Although that’s a small amount — stock funds hold more than $5 trillion in assets — the switch to positive flow comes after the pace of U.S. stock fund withdrawals has recently slowed.
Meanwhile, more than $20 billion has been pulled out of bond funds since mid-November, with the weekly outflow in mid-December marking the biggest in more than two years.
“At the end of the year, a lot of investors have been looking at what stocks have been doing and asking, ‘What am I sitting in bonds for?’” says Cleve Rueckert, a strategist with Birinyi Associates, a stock research and money management firm in Westport, Conn.
The Standard & Poor’s 500 stock index is up 15 percent this year including dividends, more than twice the return of the comparable bond index.
The advantage for stocks was even bigger in 2009, when markets began recovering from a financial crisis that soured many investors.
That has led to a massive shift into the relative safe haven of bonds. Investors have added a net $640 billion to bond funds since January 2009, according to ICI data. When investors have sought the higher potential returns of stocks, their search has taken them overseas. U.S. stock funds have consistently seen money flow out, while funds buying stocks of foreign companies have taken money in.
But positive sentiment is coming home, especially with many recognizable U.S. stocks faring well. Year-to-date, Apple Inc. is up more than 50 percent. Shares of NetFlix Inc. have more than tripled in value, and Priceline.com has nearly doubled.

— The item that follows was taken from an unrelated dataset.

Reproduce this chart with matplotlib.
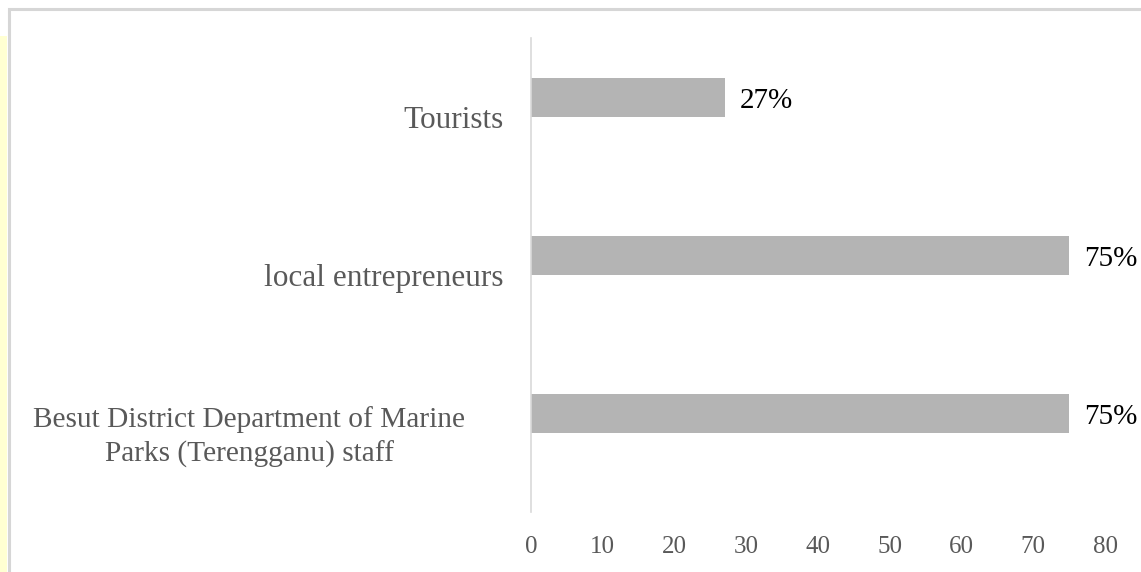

Investing pros also are also turning more positive. At least three surveys of money managers this month show growing confidence.
Some of the frequently cited reasons:
— Stocks remain cheap by the most widely used measures. The price-to-earnings ratio for Standard & Poor’s 500 index stocks was 15.75 on Thursday, based on earnings from the trailing 12 months, according to Rueckert. Over the past two decades, the average has been around 23.
— Volatility has eased. The rapid swings in the the stock market have turned off many investors. A year or two ago, daily movements in the Dow of more than a full percentage point were the norm. But that’s tapered off, and the Chicago Board of Options Exchange’s Volatility Index is running at its lowest level in eight months. The index, known as Wall Street’s fear gauge, is now roughly a third of where it stood during the financial crisis in 2008.
— Most economic indicators are positive. The deal between Congress and President Obama to extend Bush era tax cuts is expected to give the economy a short-term boost. Despite continuing housing market troubles, most data suggest the economic recovery is regaining momentum after stalling over the summer. For example, the government reported Thursday that the number of people applying for unemployment benefits fell to its lowest point in nearly two and a half years.
Those are the key reasons why Harry Rowen, CEO of Starmont Asset Management, has gradually been increasing the stock component of the more than $100 million his San Francisco-based firm manages for wealthy individual investors.
Now that total is about half in stocks, half in bonds. Rowen expects to increase the stock component to 60 to 70 percent in coming months, anticipating stocks will continue rising after posting what could be the market’s best December showing in 20 years.
But Rowen is moving slowly and cautiously.
“My clients are still very skittish — most of them have a good deal of money already, and they like to preserve it,” he says. “So our moves back into stocks” he says, “are coming in small steps.”